Hello sweet readers!
It’s time for another review. This one is about the first book I completed for The Classics Club. I’m going to talk about Daisy Miller, by Henry James.
First things first, I want to thank my great friend Ana for lending me her copy of this one! I decided to start with this for no particular reason. It’s very short so I though I could read it between another book I’m currently in the middle of. I don’t usually do this but no harm was done.
Daisy Miller was written by Henry James, an american writer. His novels are know for showing how americans used to relate with Europe and european people. This is one of the subjects of this book.
The story starts with a young man called Frederick Winterbourne that, while visiting his aunt in Vevey, Switzerland, meets a very beautiful girl called Daisy Miller. They go on a “date” while in Vevey but then they have to be apart for some time. After that, their paths cross again in Rome, even though things aren’t exactly the same.
I must say, I didn’t particularly enjoyed this one. I seem to have a problem with romances from the 19th century. The relationships between the people on these books seem so unreal. I believe it was probably the way they actually behaved but it comes across as fake to me. The author is know for believing that a novel should be as realistic as possible so it is possible that the problem is with me. It also grinds my gears how women are portrait. They’re silly and light-headed. When they are portrait with some personality, it is to be a constant example of bad behaviour. Daisy is the only one with a bit of spark to her. She does what she wants and she doesn’t care even a bit. All the other characters were a little bland to be honest.
The themes are clear: how different cultures perceive each others and how an individual behaviour can be inserted in a society.

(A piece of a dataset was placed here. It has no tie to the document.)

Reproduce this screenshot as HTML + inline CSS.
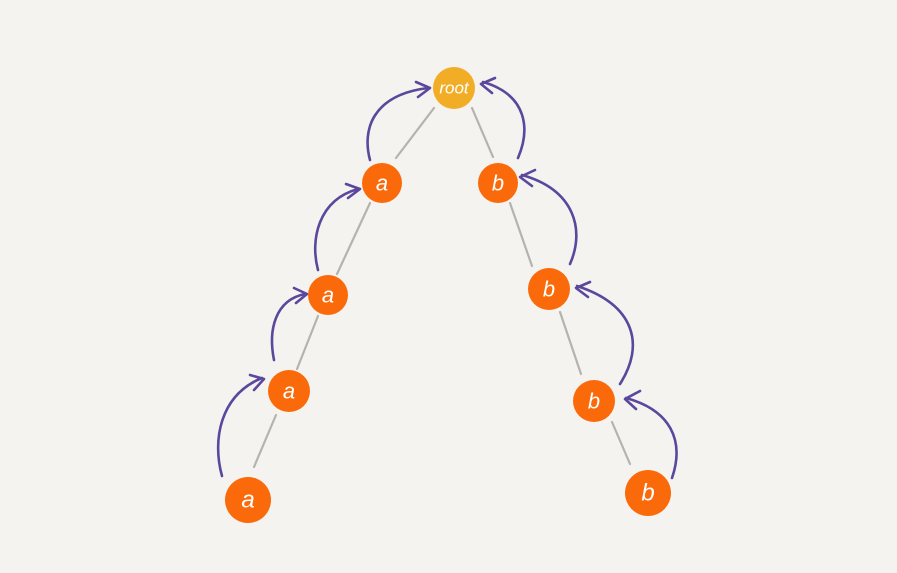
<!DOCTYPE html>
<html><head><meta charset="utf-8"><style>
html,body{margin:0;padding:0;background:#f4f3ef;}
svg{display:block}
text{font-family:"Liberation Sans",sans-serif;font-style:italic;fill:#fff;text-anchor:middle;dominant-baseline:central}
</style></head><body>
<svg width="897" height="573" viewBox="0 0 897 573">
<rect width="897" height="573" fill="#f4f3ef"/>
<g stroke="#b5b3ad" stroke-width="2.2" stroke-linecap="round">
<line x1="434" y1="108" x2="396" y2="158"/>
<line x1="472" y1="108" x2="493" y2="157"/>
<line x1="370" y1="203" x2="337" y2="274"/>
<line x1="318" y1="316" x2="297" y2="369"/>
<line x1="276" y1="415" x2="254" y2="467"/>
<line x1="510" y1="203" x2="532" y2="266"/>
<line x1="560" y1="312" x2="581" y2="374"/>
<line x1="612" y1="422" x2="630" y2="464"/>
</g>
<g stroke="#5b479c" stroke-width="2.6" fill="none" stroke-linecap="round" stroke-linejoin="round">
<path d="M370 160 C362 130 372 95 428 88"/><path d="M416 82 L430 88 L418 97"/>
<path d="M518 158 C530 130 528 95 483 82"/><path d="M495 78 L481 84 L492 93"/>
<path d="M318 270 C310 240 318 200 358 189"/><path d="M346 184 L360 189 L348 198"/>
<path d="M570 264 C585 230 575 190 522 175"/><path d="M535 170 L520 177 L532 186"/>
<path d="M274 360 C268 330 275 300 305 294"/><path d="M294 288 L307 294 L296 303"/>
<path d="M620 384 C645 345 635 305 577 286"/><path d="M590 282 L576 288 L588 297"/>
<path d="M222 476 C212 440 220 395 262 378"/><path d="M250 375 L264 379 L254 390"/>
<path d="M672 478 C685 440 670 410 626 398"/><path d="M640 391 L625 399 L636 409"/>
</g>
<circle cx="454" cy="88" r="21" fill="#f2ad26"/>
<g fill="#fa6a0a">
<circle cx="382" cy="183" r="20"/>
<circle cx="498" cy="183" r="20"/>
<circle cx="328" cy="295" r="20"/>
<circle cx="549" cy="289" r="21"/>
<circle cx="289" cy="391" r="21"/>
<circle cx="594" cy="401" r="21"/>
<circle cx="248" cy="500" r="23"/>
<circle cx="648" cy="493" r="23"/>
</g>
<text x="454" y="88" font-size="17">root</text>
<text x="382" y="183" font-size="22">a</text>
<text x="498" y="183" font-size="22">b</text>
<text x="328" y="295" font-size="22">a</text>
<text x="549" y="289" font-size="22">b</text>
<text x="289" y="391" font-size="22">a</text>
<text x="594" y="401" font-size="22">b</text>
<text x="248" y="500" font-size="24">a</text>
<text x="648" y="493" font-size="24">b</text>
</svg>
</body></html>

All characters have various opinions, especially on Daisy’s way of living. I think the length of this book cuts a lot on the character development. With 90 pages (in my copy) we know very little about of all these people. With more pages, I would probably had developed a deeper connection with them. You can only truly like someone if you know more than a couple of things about them, right?
Since it was such a small book, there’s not a lot to talk about. I liked the overall plot but not the characters and the way they behaved with each others. It’s a nice introductory book to 19th century romances but The Wuthering Heights is still my favourite (even though it’s very different book from Daisy Miller).
Here’s one thing said by Daisy that I really liked:
“I have never allowed a gentleman to dictate to me, or to interfere with anything I do.”
If you read this one, tell me what you thought.
Thank you for taking the time to read what I write.